Just as South Africans are ambivalent about Jan van Riebeeck, so Christopher Columbus is an enigma for America. For some, both are heroic explorers who brought civilisation to benighted continents. But for the native inhabitants of Africa and America these “civilisations” also brought a form of disease that turned us into cannibals. That is the theory of the late Jack D. Forbes, former professor of Native American Studies of the University of California at Davis.
In his book, “Columbus and Other Cannibals: The Wétiko Disease of Exploitation, Imperialism and Terrorism”, Forbes argued that Europeans brought a mind virus which Native Americans already knew and had named “Wétiko”.
Those infected by Wétiko manifest attitudes where, “Brutality knows no boundaries, Greed knows no limits. Perversion knows no borders.
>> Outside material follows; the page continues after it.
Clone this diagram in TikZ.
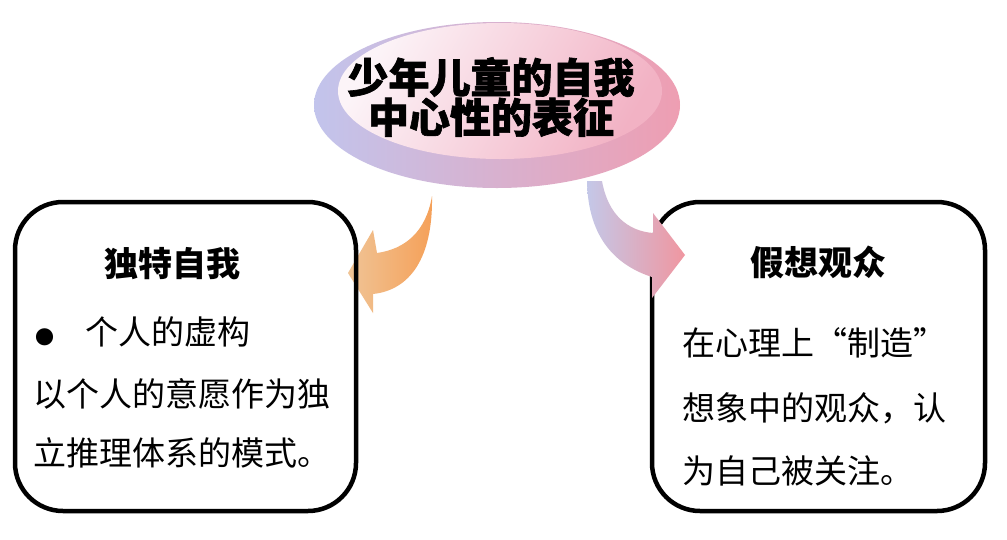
\documentclass[tikz,border=0pt]{standalone}
\usepackage{fontspec}
\setmainfont{Noto Sans CJK SC}
\newfontfamily\heavy{Noto Sans CJK SC}[BoldFeatures={FakeBold=1.6}]
\usetikzlibrary{shapes.geometric}
\definecolor{lav}{RGB}{194,196,236}
\definecolor{pinkc}{RGB}{238,158,178}
\definecolor{innerpink}{RGB}{242,178,196}
\definecolor{innerwhite}{RGB}{252,244,248}
\definecolor{ordark}{RGB}{245,160,88}
\definecolor{orlight}{RGB}{240,196,150}
\definecolor{arlav}{RGB}{196,200,232}
\definecolor{arpink}{RGB}{240,150,160}
\tikzset{
  box/.style={draw=black, line width=4.5pt, rounded corners=48pt, inner sep=0pt},
  bodytxt/.style={anchor=west, inner sep=0pt, font=\fontsize{33}{33}\selectfont},
  boxtitle/.style={inner sep=0pt, font=\fontsize{34}{34}\selectfont\bfseries},
}
\begin{document}
\begin{tikzpicture}[x=1pt,y=-1pt]
\useasboundingbox[fill=white] (0,0) rectangle (1007,539);
% top ellipse (disc)
\node[ellipse, minimum width=366pt, minimum height=166pt, inner sep=0pt,
      left color=lav, right color=pinkc] (T) at (497,105) {};
\shade[left color=innerwhite, right color=innerpink, shading angle=60]
  (500,91) ellipse [x radius=162pt, y radius=68pt];
\node[inner sep=0pt, align=center, font=\fontsize{41}{40}\selectfont\heavy\bfseries] (Tt) at (491,97)
  {少年儿童的自我\\中心性的表征};
% left arrow (under the box)
\shade[left color=orlight, right color=ordark]
  (432,196) .. controls (426,232) and (405,249) .. (377,253) -- (373,230) -- (348,273)
  -- (373,313) -- (373,294) .. controls (410,290) and (433,258) .. (432,196) -- cycle;
% left box
\node[box, minimum width=341pt, minimum height=309pt] (L) at (185.5,356.5) {};
\node[boxtitle] (Lt) at (172,264) {独特自我};
\node[bodytxt] (L1) at (35,332) {{\fontsize{19}{19}\selectfont ●}\hspace{31pt}个人的虚构};
\node[bodytxt] (L2) at (33,394) {以个人的意愿作为独};
\node[bodytxt] (L3) at (33,453) {立推理体系的模式。};
% right box
\node[box, minimum width=333pt, minimum height=309pt] (R) at (818.5,356.5) {};
\node[boxtitle] (Rt) at (818,262) {假想观众};
\node[bodytxt] (R1) at (682,343) {在心理上“制造”};
\node[bodytxt] (R2) at (682,408) {想象中的观众，认};
\node[bodytxt] (R3) at (682,471) {为自己被关注。};
% right arrow (over the box)
\shade[left color=arlav, right color=arpink]
  (587,181) -- (602,181) .. controls (608,215) and (628,231) .. (653,233) -- (653,213)
  -- (685,255) -- (652,298) -- (652,277) .. controls (618,266) and (588,240) .. (587,181) -- cycle;
\end{tikzpicture}
\end{document}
Arrogance knows no frontiers. Deceit knows no edges.” It is the opposite of what Africans call Ubuntu. In Xhosa it is Umoya omdaka (Bad spirits).
As one who doesn’t believe in the reality of a physical being called Satan, or in evil spirits, I find the notion of a mind virus intriguing. Even more so when I read the work of Paul Levy who builds on Forbes’ work in his book “Dispelling Wetiko: Breaking the curse of evil.” (2013). Drawing his insights from Jungian psychology, shamanism, alchemy, spiritual wisdom traditions, and personal experience at the hands of traditional psychiatry, Levy shows that hidden within the venom of wetiko is its own antidote, which once recognised can help us wake up and bring sanity back to our society.
Levy translates wetiko as “malignant egophrenia” (ME). The acronym “me” is not coincidental because the disease causes psychic vision to focus on “me” rather than on the needs of anyone else. This is not mere narcissism or self absorption either. Malignant egophrenia is the disease of industrial civilisation, an economic, political, and social arrangement which requires violence to maintain itself. Every inhabitant of industrial civilisation is infected with the ME disease, but Levy notes that “full blown” Wetikos “are not in touch with their own humanity and therefore can’t see the humanity in others.”
The disease propagates through the ego’s self preservation system which projects its own darkness onto others and then destroys them with sexism, racism, xenophobia, tribalism… the list is endless. And while it is important to name evil as it manifests, its eradication begins with ourselves. We need to become intimately acquainted with our own shadow and the difference between what Jung called the daemon (guardian angel or muse) in us and the demon.
“The daemonic,” says Levy, “is the urge in every human being to affirm itself, assert itself, and perpetuate itself; it is the voice of the generative process within an individual.” Loving our creativity and nurturing it is an enormous asset in transforming both internal and external darkness. But our fears of imagined threats from others stifle us from allowing the daemon to lead us and instead we become the demons of destruction in the lives of others.